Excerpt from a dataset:
..........

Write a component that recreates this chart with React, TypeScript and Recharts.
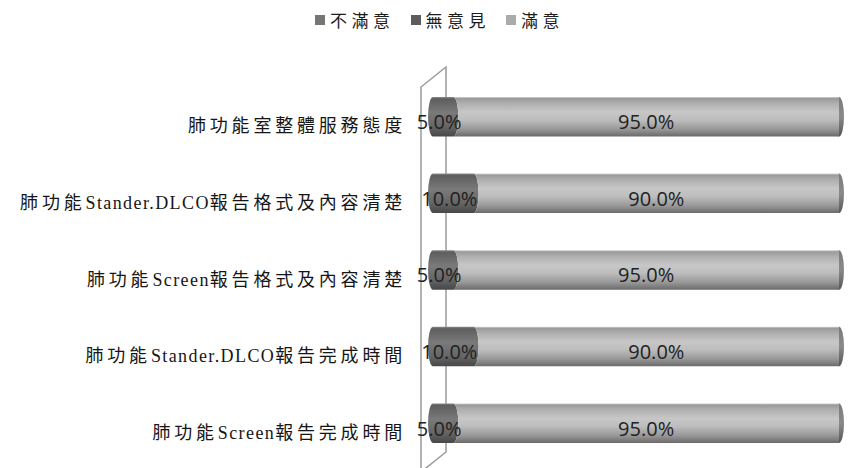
import React from 'react';
import { BarChart, Bar, XAxis, YAxis, LabelList } from 'recharts';

const categories = [
  '肺功能室整體服務態度',
  '肺功能Stander.DLCO報告格式及內容清楚',
  '肺功能Screen報告格式及內容清楚',
  '肺功能Stander.DLCO報告完成時間',
  '肺功能Screen報告完成時間',
];
const dissatisfied = [0, 0, 0, 0, 0];
const neutral = [5, 10, 5, 10, 5];
const satisfied = [95, 90, 95, 90, 95];
const seriesNames = ['不滿意', '無意見', '滿意'];
const seriesColors = ['#767676', '#5c5c5c', '#ababab'];

const data = categories.map((name, i) => ({
  name,
  dissatisfied: dissatisfied[i],
  neutral: neutral[i],
  satisfied: satisfied[i],
}));

const W = 848;
const H = 468;
const PLOT_LEFT = 433;
const PLOT_RIGHT_MARGIN = 9;
const TOP = 78;
const BOTTOM = 7;
const CAP = 5;

const CategoryTick = (props: any) => {
  const { x, y, payload } = props;
  const text: string = payload.value;
  const runs = text.match(/[\x00-\x7f]+|[^\x00-\x7f]+/g) || [];
  return (
    <text
      x={x - 19}
      y={y + 10}
      textAnchor="end"
      dominantBaseline="central"
      fill="#161616"
      fontSize={18}
      fontFamily="'Liberation Serif', 'Noto Sans CJK TC', serif"
    >
      {runs.map((r, i) => {
        const ascii = /^[\x00-\x7f]+$/.test(r);
        return (
          <tspan key={i} letterSpacing={ascii ? 1.4 : 3.8}>
            {r}
          </tspan>
        );
      })}
    </text>
  );
};

const NeutralShape = (props: any) => {
  const { x, y, width, height } = props;
  if (!width || width <= 0) return null;
  const ry = height / 2;
  const d = `M ${x} ${y} L ${x + width} ${y} A ${CAP} ${ry} 0 0 1 ${x + width} ${y + height} L ${x} ${y + height} A ${CAP} ${ry} 0 0 1 ${x} ${y} Z`;
  return <path d={d} fill="url(#gradDark)" />;
};

const SatisfiedShape = (props: any) => {
  const { x, y, width, height } = props;
  if (!width || width <= 0) return null;
  const ry = height / 2;
  const d = `M ${x} ${y} L ${x + width} ${y} L ${x + width} ${y + height} L ${x} ${y + height} A ${CAP} ${ry} 0 0 0 ${x} ${y} Z`;
  return (
    <g>
      <ellipse cx={x + width} cy={y + ry} rx={CAP} ry={ry} fill="url(#gradEnd)" />
      <path d={d} fill="url(#gradLight)" />
    </g>
  );
};

const DissatisfiedShape = (props: any) => {
  const { x, y, width, height } = props;
  if (!width || width <= 0) return null;
  return <rect x={x} y={y} width={width} height={height} fill={seriesColors[0]} />;
};

const makeLabel = (dx: number) => (props: any) => {
  const { x, y, width, height, value } = props;
  if (!value) return null;
  return (
    <text
      x={x + width / 2 + dx}
      y={y + height / 2 + 5}
      textAnchor="middle"
      dominantBaseline="central"
      fontSize={20}
      fontFamily="'Open Sans', sans-serif"
      fill="#222"
    >
      {Number(value).toFixed(1) + '%'}
    </text>
  );
};

const Legend = () => (
  <div
    style={{
      position: 'absolute',
      left: 0,
      top: 10,
      width: W,
      display: 'flex',
      justifyContent: 'center',
      paddingLeft: 31,
      boxSizing: 'border-box',
      fontFamily: "'Noto Sans CJK TC', sans-serif",
      fontSize: 17,
      lineHeight: '20px',
      color: '#1c1c1c',
    }}
  >
    {seriesNames.map((n, i) => (
      <div key={n} style={{ display: 'flex', alignItems: 'center', marginRight: i < 2 ? 16 : 0 }}>
        <span
          style={{
            display: 'inline-block',
            width: 10,
            height: 10,
            background: seriesColors[i],
            marginRight: 5,
          }}
        />
        <span style={{ letterSpacing: 4.5 }}>{n}</span>
      </div>
    ))}
  </div>
);

const Frame = () => {
  const back = PLOT_LEFT + 13;
  const front = PLOT_LEFT - 12;
  return (
    <svg width={W} height={H} style={{ position: 'absolute', left: 0, top: 0 }}>
      <polyline
        points={`${front},${H} ${front},${TOP + 9} ${back},${TOP - 11} ${back},${H - 16} ${front},${H + 4}`}
        fill="none"
        stroke="#9a9a9a"
        strokeWidth={1.5}
      />
    </svg>
  );
};

export default function App() {
  return (
    <div style={{ position: 'absolute', left: 0, top: 0, width: W, height: H, background: '#fff' }}>
      <Frame />
      <div style={{ position: 'absolute', left: 0, top: 0 }}>
        <BarChart
          width={W}
          height={H}
          data={data}
          layout="vertical"
          margin={{ top: TOP, right: PLOT_RIGHT_MARGIN, bottom: BOTTOM, left: 0 }}
          barSize={39.5}
        >
          <defs>
            <linearGradient id="gradLight" x1="0" y1="0" x2="0" y2="1">
              <stop offset="0%" stopColor="#d2d2d2" />
              <stop offset="4%" stopColor="#9a9a9a" />
              <stop offset="15%" stopColor="#aeaeae" />
              <stop offset="38%" stopColor="#c7c7c7" />
              <stop offset="58%" stopColor="#bdbdbd" />
              <stop offset="82%" stopColor="#979797" />
              <stop offset="100%" stopColor="#6a6a6a" />
            </linearGradient>
            <linearGradient id="gradDark" x1="0" y1="0" x2="0" y2="1">
              <stop offset="0%" stopColor="#8a8a8a" />
              <stop offset="5%" stopColor="#5e5e5e" />
              <stop offset="40%" stopColor="#7a7a7a" />
              <stop offset="75%" stopColor="#656565" />
              <stop offset="100%" stopColor="#474747" />
            </linearGradient>
            <linearGradient id="gradEnd" x1="0" y1="0" x2="0" y2="1">
              <stop offset="0%" stopColor="#7a7a7a" />
              <stop offset="50%" stopColor="#8a8a8a" />
              <stop offset="100%" stopColor="#555" />
            </linearGradient>
          </defs>
          <XAxis type="number" domain={[0, 100]} hide />
          <YAxis
            type="category"
            dataKey="name"
            width={PLOT_LEFT}
            axisLine={false}
            tickLine={false}
            tick={<CategoryTick />}
            interval={0}
          />
          <Bar dataKey="dissatisfied" name={seriesNames[0]} stackId="a" isAnimationActive={false} shape={<DissatisfiedShape />} />
          <Bar dataKey="neutral" name={seriesNames[1]} stackId="a" isAnimationActive={false} shape={<NeutralShape />}>
            <LabelList dataKey="neutral" content={makeLabel(-4)} />
          </Bar>
          <Bar dataKey="satisfied" name={seriesNames[2]} stackId="a" isAnimationActive={false} shape={<SatisfiedShape />}>
            <LabelList dataKey="satisfied" content={makeLabel(0)} />
          </Bar>
        </BarChart>
      </div>
      <Legend />
    </div>
  );
}
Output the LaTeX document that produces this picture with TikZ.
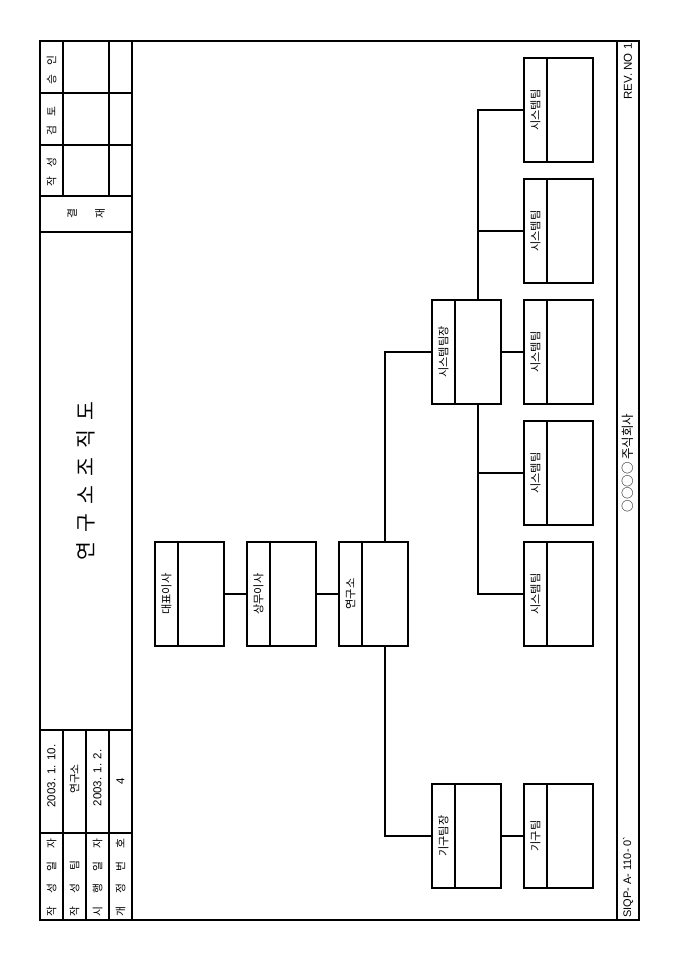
\documentclass[tikz,border=0pt]{standalone}
\usepackage{fontspec}
\setmainfont{Noto Sans CJK KR}
\newfontfamily\lat{Liberation Sans}
\begin{document}
\begin{tikzpicture}[x=1pt,y=-1pt, line width=1.05pt,
  strip/.style={draw, minimum width=23pt, minimum height=104pt, inner sep=0pt, outer sep=0pt},
  mainpart/.style={draw, minimum width=46pt, minimum height=104pt, inner sep=0pt, outer sep=0pt, anchor=west},
  lbl/.style={rotate=90, inner sep=0pt, font=\fontsize{11.2}{13}\selectfont},
  txt/.style={rotate=90, inner sep=0pt, font=\fontsize{10.8}{12}\selectfont},
  ltxt/.style={rotate=90, inner sep=0pt, font=\lat\fontsize{11.5}{13}\selectfont}]
\useasboundingbox (0,0) rectangle (680,962);
\fill[white] (0,0) rectangle (680,962);
% frame
\draw[line width=1.1pt] (40,41) rectangle (639,920);
\draw (132,41) -- (132,920);
\draw (617,41) -- (617,920);
% approval block
\foreach \y in {93,145,196,232} \draw (40,\y) -- (132,\y);
\foreach \x in {63,109} \draw (\x,41) -- (\x,196);
\node[txt] (ap1) at (51.5,70) {\makebox[28pt][s]{승\hfill 인}};
\node[txt] (ap2) at (51.5,121) {\makebox[28pt][s]{검\hfill 토}};
\node[txt] (ap3) at (51.5,172) {\makebox[28pt][s]{작\hfill 성}};
\node[txt] (gy1) at (72,214) {결};
\node[txt] (gy2) at (100,214) {재};
% info block
\draw (40,730) -- (132,730);
\draw (40,833) -- (132,833);
\foreach \x in {63,86,109} \draw (\x,730) -- (\x,920);
\node[txt, anchor=west] (i1) at (51.5,917) {\makebox[78pt][s]{작\hfill 성\hfill 일\hfill 자}};
\node[txt, anchor=west] (i2) at (74.5,917) {\makebox[56pt][s]{작\hfill 성\hfill 팀}};
\node[txt, anchor=west] (i3) at (97.5,917) {\makebox[78pt][s]{시\hfill 행\hfill 일\hfill 자}};
\node[txt, anchor=west] (i4) at (120.5,917) {\makebox[78pt][s]{개\hfill 정\hfill 번\hfill 호}};
\node[ltxt] (v1) at (51.5,776) {2003. 1. 10.};
\node[txt] (v2) at (74.5,779) {연구소};
\node[ltxt] (v3) at (97.5,778) {2003. 1. 2.};
\node[ltxt] (v4) at (120.5,781.5) {4};
% title
\node[rotate=90, inner sep=0pt, font=\fontsize{20.5}{24}\selectfont] (title) at (86,481)
  {\makebox[158pt][s]{연\hfill 구\hfill 소\hfill 조\hfill 직\hfill 도}};
% footer
\node[rotate=90, inner sep=0pt, anchor=west, font=\lat\fontsize{11}{12}\selectfont] (code) at (628,918) {SIQP- A- 110- 0\textasciigrave};
\node[rotate=90, inner sep=0pt, font=\fontsize{12.5}{14}\selectfont] (co) at (628,463) {○○○○ 주식회사};
\node[rotate=90, inner sep=0pt, anchor=east, font=\lat\fontsize{11.5}{13}\selectfont] (rev) at (628,43) {REV. NO 1};
% org boxes
\newcommand\orgbox[4]{%
  \node[strip] (#1-s) at (#2+11.5,#3) {};
  \node[mainpart] (#1) at (#1-s.east) {};
  \node[lbl] (#1-t) at (#1-s.center) {#4};
}
\orgbox{ceo}{155}{594}{대표이사}
\orgbox{vp}{247}{594}{상무이사}
\orgbox{lab}{339}{594}{연구소}
\orgbox{stl}{432}{352}{시스템팀장}
\orgbox{mtl}{432}{836}{기구팀장}
\orgbox{mt}{524}{836}{기구팀}
\orgbox{st1}{524}{110}{시스템팀}
\orgbox{st2}{524}{231}{시스템팀}
\orgbox{st3}{524}{352}{시스템팀}
\orgbox{st4}{524}{473}{시스템팀}
\orgbox{st5}{524}{594}{시스템팀}
% connectors
\draw (ceo.east) -- (vp-s.west);
\draw (vp.east) -- (lab-s.west);
\draw (lab.north) |- (stl-s.west);
\draw (lab.south) |- (mtl-s.west);
\draw (mtl.east) -- (mt-s.west);
\draw (stl.east) -- (st3-s.west);
\draw (stl.north) |- (st1-s.west);
\draw (stl.north) |- (st2-s.west);
\draw (stl.south) |- (st4-s.west);
\draw (stl.south) |- (st5-s.west);
\end{tikzpicture}
\end{document}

..........

▶ **GIVEN EXERCISE**
Begin at the first line of the records and please reproduce every line exactly through the one containing "XAxis, YAxis, LabelList", leaving all pictures out.

▶ **OUTPUT OF THE TASK**
Write a component that recreates this chart with React, TypeScript and Recharts.
import React from 'react';
import { BarChart, Bar, XAxis, YAxis, LabelList } from 'recharts';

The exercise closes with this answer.